Islam telah menetapkan mekanisme keuangan yang kokoh melalui baitulmal. Sumber dana negara berasal dari pengelolaan kekayaan alam seperti tambang, minyak, gas, hutan, laut yang berstatus kepemilikan umum. Semua itu dikelola negara, bukan diserahkan kepada swasta atau asing.
Hasil pengelolaan yang besar ini digunakan untuk membiayai kebutuhan rakyat, termasuk pendidikan dan kesehatan. Dengan model ini, negara Islam memiliki sumber keuangan yang sangat kuat untuk memberikan pelayanan publik secara gratis dan merata.
Menutup Jurang Ketimpangan
Dengan penerapan Islam secara kafah, jurang ketimpangan pendidikan dan kesehatan akan tertutup.

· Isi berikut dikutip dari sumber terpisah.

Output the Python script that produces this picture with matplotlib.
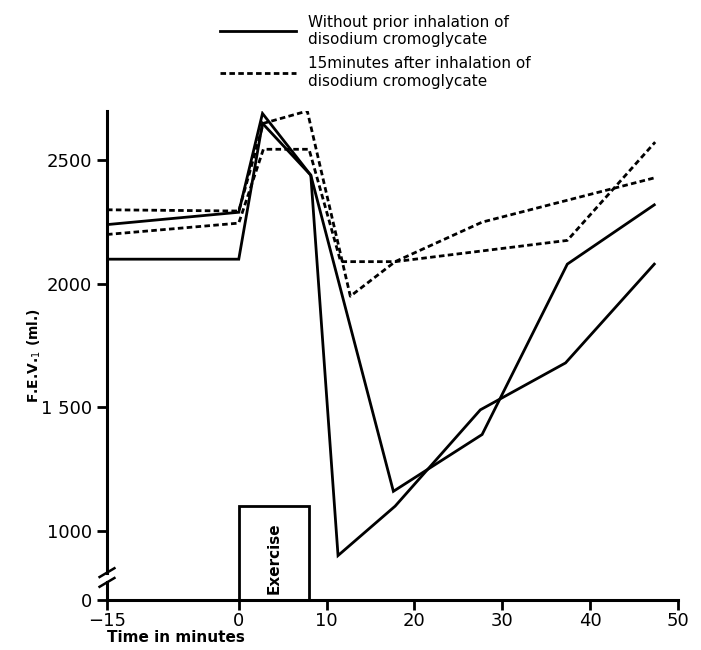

Tidak akan ada lagi cerita anak putus sekolah karena biaya, atau rakyat miskin yang tidak berobat karena takut tagihan rumah sakit.

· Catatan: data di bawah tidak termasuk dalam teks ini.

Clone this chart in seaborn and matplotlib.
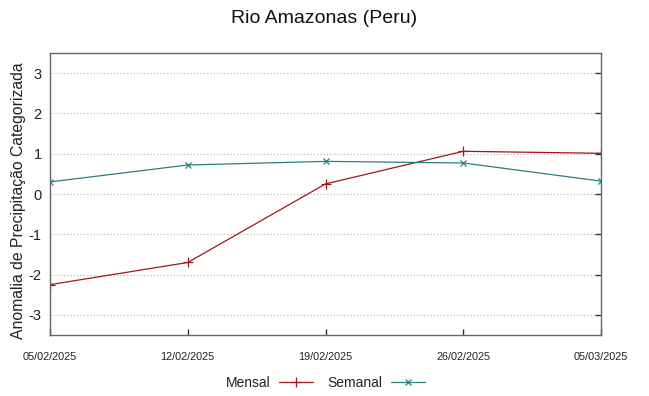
import matplotlib
matplotlib.use("Agg")
import matplotlib.pyplot as plt
import seaborn as sns
import pandas as pd

dates = ["2025-02-05", "2025-02-12", "2025-02-19", "2025-02-26", "2025-03-05"]
tick_labels = ["05/02/2025", "12/02/2025", "19/02/2025", "26/02/2025", "05/03/2025"]
mensal = [-2.25, -1.70, 0.25, 1.06, 1.01]
semanal = [0.30, 0.72, 0.81, 0.77, 0.32]

sns.set_theme(style="white")
plt.rcParams['font.family'] = ['Liberation Sans', 'DejaVu Sans']

df = pd.DataFrame({
    "data": pd.to_datetime(dates * 2),
    "valor": mensal + semanal,
    "serie": ["Mensal"] * 5 + ["Semanal"] * 5,
})

fig = plt.figure(figsize=(6.49, 3.96), dpi=100)
ax = fig.add_axes([50/649, 61/396, 551/649, 282/396])

red = "#a0161a"
teal = "#2a7f80"
sns.lineplot(data=df[df.serie == "Mensal"], x="data", y="valor", ax=ax, color=red,
             marker="+", markersize=6.5, markeredgewidth=0.9, markeredgecolor=red,
             linewidth=0.9, label="Mensal")
sns.lineplot(data=df[df.serie == "Semanal"], x="data", y="valor", ax=ax, color=teal,
             marker="x", markersize=4.5, markeredgewidth=0.9, markeredgecolor=teal,
             linewidth=0.9, label="Semanal")

xd = pd.to_datetime(dates)
ax.set_xlim(xd[0], xd[-1])
ax.set_xticks(xd)
ax.set_xticklabels(tick_labels, fontsize=7.8, color="#222222")
ax.set_ylim(-3.5, 3.5)
ax.set_yticks([-3, -2, -1, 0, 1, 2, 3])
ax.set_yticklabels(["-3", "-2", "-1", "0", "1", "2", "3"], fontsize=10.5, color="#222222")
ax.grid(axis="y", color="#b0b0b0", linestyle=(0, (1, 2)), linewidth=0.8)
ax.tick_params(axis="y", direction="in", length=4, width=1, color="#333333",
               left=False, right=True, pad=6)
ax.tick_params(axis="x", direction="in", length=4, width=1, color="#333333",
               bottom=True, top=False, pad=12)
for s in ax.spines.values():
    s.set_color("#666666")
    s.set_linewidth(1.0)

ax.set_xlabel("")
ax.set_ylabel("Anomalia de Precipitação Categorizada", fontsize=11.3, color="#222222")
ax.yaxis.set_label_coords(-0.044, 0.475)
fig.suptitle("Rio Amazonas (Peru)", fontsize=14, y=0.975, color="#111111")

ax.legend(loc="upper center", bbox_to_anchor=(0.5, -0.125), ncol=2, frameon=False,
          markerfirst=False, fontsize=10, handlelength=2.5, columnspacing=1.0,
          handletextpad=0.6, borderaxespad=0, labelcolor="#222222")

fig.savefig("out.png", dpi=100)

Islam memastikan semua warga negara, baik di kota maupun desa, di pusat maupun di pelosok, memperoleh akses yang sama. Fasilitas publik seperti sekolah, rumah sakit, jalan, jembatan, dan transportasi dibangun untuk mendukung layanan dasar rakyat. Semua itu bukan lagi mimpi, melainkan kenyataan yang pernah tercatat dalam sejarah peradaban Islam.
Khatimah
Pendidikan dan kesehatan adalah hak setiap warga negara, bukan barang dagangan yang diperjualbelikan. Namun, di bawah kapitalisme, keduanya diperlakukan layaknya komoditas. Akibatnya, rakyat miskin semakin terpinggirkan, sementara layanan berkualitas hanya bisa dinikmati kalangan tertentu.
Sudah saatnya kita menoleh pada sistem Islam yang menempatkan negara sebagai pengurus rakyat, bukan sekadar regulator. Dengan pengelolaan sumber daya alam yang adil dan mekanisme baitulmal yang kokoh, negara Islam mampu menyediakan pendidikan dan kesehatan gratis, merata, dan berkualitas.
Hanya dengan kembali pada Islam kaffah, janji kemerdekaan untuk menyejahterakan rakyat bisa benar-benar terwujud.